Quais eram os objetivos?

O primeiro era fortalecer o papel regulador do Estado e eliminar o seu papel de empresário. O segundo, aumentar e melhorar a oferta de serviços. O terceiro era, num ambiente competitivo, criar oportunidades atraentes de investimento e de desenvolvimento tecnológico industrial. O quarto: criar condições para que o crescimento do setor fosse harmônico com as metas de desenvolvimento social do País. E, por fim, maximizar o valor de venda das estatais, sem prejudicar os objetivos anteriores. Muitas vezes é questionado se o Sistema Telebrás foi mal vendido, ou o preço talvez não tenha sido adequado. Pelo contrário. O governo, naquela ocasião, tinha de 17% a 19% do capital e a sua participação foi vendida por US$ 19 bilhões. Isso equivaleria a atribuir um valor total de cerca de US$ 100 bilhões à Telebrás. Se formos verificar o valor das empresas mundiais, apenas a maior, a Vodafone, tem um valor de mercado acima de US$ 100 bilhões. A segunda empresa, a Verizon, está com valor da ordem de US$ 80 bilhões.

De que forma tecnologias como a voz sobre internet mudam o setor?

É incontestável o caminho de oferecer, por meio do canal de acesso ao cliente, os serviços regulares de voz, mais dados, mais internet, mais vídeo. Acho que é inevitável. O que talvez seja mais difícil de a gente visualizar é o momento exato em que essas coisas acontecerão, e também ter uma visão clara de até onde a regulação pode evoluir de maneira a liderar esse processo, para que aconteça de maneira organizada. Sei que não é uma matéria fácil. Mesmo se pesquisarmos em países europeus ou nos Estados Unidos, ainda há muita cautela.

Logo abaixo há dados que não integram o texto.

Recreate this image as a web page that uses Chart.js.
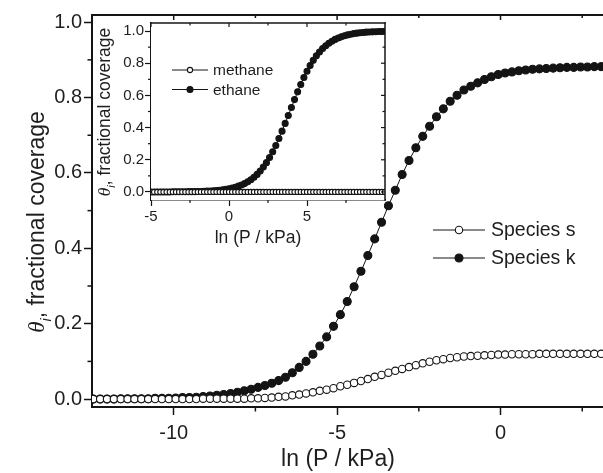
<!DOCTYPE html>
<html><head><meta charset="utf-8">
<script src="https://cdn.jsdelivr.net/npm/chart.js@4/dist/chart.umd.min.js"></script>
<style>
html,body{margin:0;padding:0;background:#fff;overflow:hidden;width:603px;height:473px;position:relative}
canvas{position:absolute;left:0;top:0}
</style></head><body>
<canvas id="main" width="620" height="473"></canvas>
<canvas id="inset" width="400" height="260"></canvas>
<script>
// ---------- main chart data ----------
const lnP = [-12.46,-12.25,-12.04,-11.83,-11.62,-11.41,-11.20,-10.99,-10.78,-10.57,-10.36,-10.15,-9.94,-9.73,-9.52,-9.31,-9.10,-8.89,-8.68,-8.47,-8.26,-8.05,-7.84,-7.63,-7.42,-7.21,-7.00,-6.79,-6.58,-6.37,-6.16,-5.95,-5.74,-5.53,-5.32,-5.11,-4.90,-4.69,-4.48,-4.27,-4.06,-3.85,-3.64,-3.43,-3.22,-3.01,-2.80,-2.59,-2.38,-2.17,-1.96,-1.75,-1.54,-1.33,-1.12,-0.91,-0.70,-0.49,-0.28,-0.07,0.14,0.35,0.56,0.77,0.98,1.19,1.40,1.61,1.82,2.03,2.24,2.45,2.66,2.87,3.08];
const speciesS = [0.000,0.000,0.000,0.000,0.000,0.000,0.000,0.000,0.000,0.000,0.000,0.000,0.000,0.000,0.000,0.000,0.001,0.001,0.001,0.001,0.001,0.001,0.001,0.002,0.002,0.003,0.004,0.006,0.007,0.010,0.012,0.015,0.018,0.022,0.025,0.029,0.034,0.038,0.043,0.048,0.053,0.059,0.064,0.070,0.075,0.080,0.085,0.090,0.095,0.099,0.103,0.106,0.109,0.111,0.113,0.114,0.115,0.116,0.117,0.118,0.118,0.119,0.119,0.119,0.119,0.120,0.120,0.120,0.120,0.120,0.120,0.120,0.120,0.120,0.120];
const speciesK = [0.000,0.000,0.000,0.000,0.001,0.001,0.001,0.001,0.001,0.002,0.002,0.002,0.003,0.004,0.004,0.005,0.007,0.008,0.010,0.012,0.015,0.018,0.022,0.026,0.031,0.036,0.042,0.049,0.058,0.070,0.084,0.100,0.119,0.141,0.165,0.193,0.224,0.259,0.298,0.339,0.381,0.425,0.469,0.513,0.554,0.596,0.633,0.667,0.697,0.724,0.749,0.770,0.790,0.806,0.820,0.830,0.839,0.848,0.855,0.861,0.865,0.868,0.871,0.873,0.875,0.876,0.877,0.878,0.879,0.880,0.880,0.881,0.881,0.882,0.882];
const mainXTicks = [-10,-5,0];
const mainXMinor = [-7.5,-2.5,2.5];
const mainYTicks = [0,0.2,0.4,0.6,0.8,1.0];
const mainYMinor = [0.1,0.3,0.5,0.7,0.9];
const mainLabels = ['Species s','Species k'];

// ---------- inset data ----------
const insetLnP = [-5.0,-4.8,-4.6,-4.4,-4.2,-4.0,-3.8,-3.6,-3.4,-3.2,-3.0,-2.8,-2.6,-2.4,-2.2,-2.0,-1.8,-1.6,-1.4,-1.2,-1.0,-0.8,-0.6,-0.4,-0.2,0.0,0.2,0.4,0.6,0.8,1.0,1.2,1.4,1.6,1.8,2.0,2.2,2.4,2.6,2.8,3.0,3.2,3.4,3.6,3.8,4.0,4.2,4.4,4.6,4.8,5.0,5.2,5.4,5.6,5.8,6.0,6.2,6.4,6.6,6.8,7.0,7.2,7.4,7.6,7.8,8.0,8.2,8.4,8.6,8.8,9.0,9.2,9.4,9.6,9.8,10.0];
const methane = [0.000,0.000,0.000,0.000,0.000,0.000,0.000,0.000,0.000,0.000,0.000,0.000,0.000,0.000,0.000,0.000,0.000,0.000,0.000,0.000,0.000,0.000,0.000,0.000,0.000,0.000,0.000,0.000,0.000,0.000,0.000,0.000,0.000,0.000,0.000,0.000,0.000,0.000,0.000,0.000,0.000,0.000,0.000,0.000,0.000,0.000,0.000,0.000,0.000,0.000,0.000,0.000,0.000,0.000,0.000,0.000,0.000,0.000,0.000,0.000,0.000,0.000,0.000,0.000,0.000,0.000,0.000,0.000,0.000,0.000,0.000,0.000,0.000,0.000,0.000,0.000];
const ethane = [0.000,0.000,0.000,0.000,0.000,0.000,0.000,0.001,0.001,0.001,0.001,0.001,0.002,0.002,0.002,0.003,0.003,0.004,0.005,0.006,0.007,0.009,0.011,0.013,0.016,0.020,0.024,0.029,0.036,0.043,0.052,0.063,0.076,0.091,0.109,0.130,0.155,0.182,0.214,0.250,0.289,0.332,0.378,0.426,0.475,0.525,0.574,0.622,0.668,0.711,0.750,0.786,0.818,0.846,0.870,0.891,0.909,0.924,0.937,0.948,0.957,0.964,0.971,0.976,0.980,0.984,0.987,0.989,0.991,0.993,0.994,0.995,0.996,0.997,0.997,0.998];
const insetXTicks = [-5,0,5];
const insetXMinor = [-2.5,2.5,7.5];
const insetYTicks = [0,0.2,0.4,0.6,0.8,1.0];
const insetYMinor = [0.1,0.3,0.5,0.7,0.9];
const insetLabels = ['methane','ethane'];

const INK = '#141414';
const TXT = '#1e1e1e';
const SANS = '"Liberation Sans", Arial, sans-serif';

function pts(xs, ys){ return xs.map((x,i)=>({x:x, y:ys[i]})); }

const extras = {
  id: 'extras',
  beforeDatasetsDraw(chart, args, o) {
    if (!o.whiteArea) return;
    const a = chart.chartArea, ctx = chart.ctx;
    ctx.save(); ctx.fillStyle = '#fff';
    ctx.fillRect(a.left, a.top, a.right - a.left, a.bottom - a.top);
    ctx.restore();
  },
  afterDraw(chart, args, o) {
    const ctx = chart.ctx, a = chart.chartArea, xs = chart.scales.x, ys = chart.scales.y;
    const line = (x1,y1,x2,y2)=>{ctx.beginPath();ctx.moveTo(x1,y1);ctx.lineTo(x2,y2);ctx.stroke();};
    ctx.save();
    ctx.strokeStyle = INK;
    ctx.lineWidth = o.tickWidth;
    o.xMinor.forEach(v=>{const p=xs.getPixelForValue(v); line(p,a.bottom,p,a.bottom+o.minorLen);});
    o.yMinor.forEach(v=>{const p=ys.getPixelForValue(v); line(a.left,p,a.left-o.minorLen,p);});
    // inward ticks on top / right
    o.xMajor.concat(o.xMinor).forEach(v=>{const p=xs.getPixelForValue(v); const L=o.xMajor.includes(v)?o.inMajor:o.inMinor; line(p,a.top,p,a.top+L);});
    if (o.rightTicks) o.yMajor.concat(o.yMinor).forEach(v=>{const p=ys.getPixelForValue(v); const L=o.yMajor.includes(v)?o.inMajor:o.inMinor; line(a.right,p,a.right-L,p);});
    // frame
    ctx.lineWidth = o.frameWidth;
    ctx.lineCap = 'square';
    line(a.left, a.top, a.right, a.top);
    line(a.right, a.top, a.right, a.bottom);
    ctx.lineCap = 'butt';
    // x title
    ctx.fillStyle = TXT;
    ctx.textAlign = 'center'; ctx.textBaseline = 'alphabetic';
    ctx.font = o.titleSize + 'px ' + SANS;
    ctx.fillText(o.xTitle, o.xTitlePos[0], o.xTitlePos[1]);
    // y title (rotated) : theta_i, fractional coverage
    ctx.save();
    ctx.translate(o.yTitlePos[0], o.yTitlePos[1]);
    ctx.rotate(-Math.PI/2);
    const s = o.titleSize;
    const fTh = 'italic ' + s + 'px "Liberation Serif", serif';
    const fSub = 'italic ' + Math.round(s*0.62) + 'px ' + SANS;
    const fRest = s + 'px ' + SANS;
    ctx.textAlign = 'left';
    ctx.font = fTh; const wTh = ctx.measureText(o.yTitleSym).width;
    ctx.font = fSub; const wSub = ctx.measureText(o.yTitleSub).width;
    ctx.font = fRest; const wRest = ctx.measureText(o.yTitleRest).width;
    let x0 = -(wTh + wSub + wRest)/2;
    ctx.font = fTh; ctx.fillText(o.yTitleSym, x0, 0);
    ctx.font = fSub; ctx.fillText(o.yTitleSub, x0 + wTh, s*0.3);
    ctx.font = fRest; ctx.fillText(o.yTitleRest, x0 + wTh + wSub, 0);
    ctx.restore();
    // legend
    const L = o.legend;
    chart.data.datasets.forEach((ds, k)=>{
      const y = L.y0 + k*L.dy;
      ctx.lineWidth = 1; ctx.strokeStyle = INK;
      line(L.x1, y, L.x2, y);
      ctx.beginPath(); ctx.arc(L.mx, y, ds.pointRadius, 0, Math.PI*2);
      ctx.fillStyle = ds.pointBackgroundColor; ctx.fill();
      ctx.lineWidth = ds.pointBorderWidth; ctx.stroke();
      ctx.fillStyle = TXT; ctx.font = L.size + 'px ' + SANS;
      ctx.textAlign = 'left'; ctx.textBaseline = 'middle';
      ctx.fillText(ds.label, L.tx, y + 1);
    });
    ctx.restore();
  }
};

function makeChart(id, cfg) {
  return new Chart(document.getElementById(id), {
    type: 'scatter',
    data: { datasets: cfg.datasets },
    options: {
      responsive: false, animation: false, events: [],
      layout: { padding: cfg.padding },
      plugins: { legend: {display:false}, tooltip: {enabled:false}, extras: cfg.extras },
      scales: {
        x: {
          type: 'linear', min: cfg.xmin, max: cfg.xmax,
          afterBuildTicks: s => { s.ticks = cfg.xTicks.map(v=>({value:v})); },
          afterFit: s => { s.height = cfg.xAxisH; },
          ticks: { callback: v => String(v), color: TXT, font: {family: SANS, size: cfg.tickSize}, padding: cfg.xPad, maxRotation: 0 },
          grid: { drawOnChartArea: false, drawTicks: true, tickLength: cfg.tickLen, tickColor: INK, tickWidth: cfg.tickWidth },
          border: { display: true, color: INK, width: cfg.frameWidth }
        },
        y: {
          type: 'linear', min: cfg.ymin, max: cfg.ymax,
          afterBuildTicks: s => { s.ticks = cfg.yTicks.map(v=>({value:v})); },
          afterFit: s => { s.width = cfg.yAxisW; },
          ticks: { callback: v => Number(v).toFixed(1), color: TXT, font: {family: SANS, size: cfg.tickSize}, padding: cfg.yPad },
          grid: { drawOnChartArea: false, drawTicks: true, tickLength: cfg.tickLen, tickColor: INK, tickWidth: cfg.tickWidth },
          border: { display: true, color: INK, width: cfg.frameWidth }
        }
      }
    },
    plugins: [extras]
  });
}

function ds(label, xs, ys, filled, r) {
  return {
    label: label, data: pts(xs, ys), showLine: true, borderColor: INK, borderWidth: 1,
    pointRadius: r, pointBackgroundColor: filled ? INK : '#ffffff', pointBorderColor: INK,
    pointBorderWidth: 1.1, tension: 0
  };
}

// main chart: chart area left 92, top 15, bottom 407; right beyond window (clipped)
makeChart('main', {
  datasets: [ ds(mainLabels[0], lnP, speciesS, false, 3.7), ds(mainLabels[1], lnP, speciesK, true, 4.0) ],
  padding: {left: 0, top: 15, right: 2.6, bottom: 0},
  xmin: -12.5, xmax: 3.5, ymin: -0.021, ymax: 1.019,
  xTicks: mainXTicks, yTicks: mainYTicks,
  xAxisH: 66, yAxisW: 92,
  tickSize: 20, tickLen: 8, tickWidth: 1.5, frameWidth: 2, xPad: 6, yPad: 2,
  extras: {
    xMajor: mainXTicks, xMinor: mainXMinor, yMajor: mainYTicks, yMinor: mainYMinor,
    minorLen: 4.5, inMajor: 5, inMinor: 3, tickWidth: 1.5, frameWidth: 2, rightTicks: false,
    titleSize: 23, xTitle: 'ln (P / kPa)', xTitlePos: [338, 466],
    yTitleSym: 'θ', yTitleSub: 'i', yTitleRest: ', fractional coverage', yTitlePos: [44, 222],
    legend: {y0: 230, dy: 28, x1: 433, x2: 485, mx: 459, tx: 491, size: 19.5},
    whiteArea: false
  }
});

// inset chart: chart area left 151, top 23, right 385, bottom 200
makeChart('inset', {
  datasets: [ ds(insetLabels[0], insetLnP, methane, false, 2.6), ds(insetLabels[1], insetLnP, ethane, true, 3.0) ],
  padding: {left: 0, top: 23, right: 15, bottom: 0},
  xmin: -5, xmax: 10, ymin: -0.05, ymax: 1.05,
  xTicks: insetXTicks, yTicks: insetYTicks,
  xAxisH: 60, yAxisW: 151,
  tickSize: 15, tickLen: 6, tickWidth: 1.2, frameWidth: 1.5, xPad: 2, yPad: 1,
  extras: {
    xMajor: insetXTicks, xMinor: insetXMinor, yMajor: insetYTicks, yMinor: insetYMinor,
    minorLen: 3, inMajor: 4, inMinor: 2.5, tickWidth: 1.2, frameWidth: 1.5, rightTicks: true,
    titleSize: 17.5, xTitle: 'ln (P / kPa)', xTitlePos: [258, 243],
    yTitleSym: 'θ', yTitleSub: 'i', yTitleRest: ', fractional coverage', yTitlePos: [110, 112],
    legend: {y0: 70, dy: 19.5, x1: 172, x2: 208, mx: 190, tx: 213, size: 15.5},
    whiteArea: true
  }
});
</script>
</body></html>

É preciso fazer alguma coisa agora?

Não diria que tem de ser feita agora, mas eu acho que a gente vive num momento de muita observação de como as coisas vão se equacionando. Voz sobre IP (sigla em inglês de Internet Protocol) é uma realidade incontestável. Evidentemente que as concessionárias de telefonia fixa terão de ter a sua estratégia de como entrar nesse mercado e efetivamente faz parte do planejamento de qualquer dessas empresas. Mas são questões que ainda estão em processo de evolução.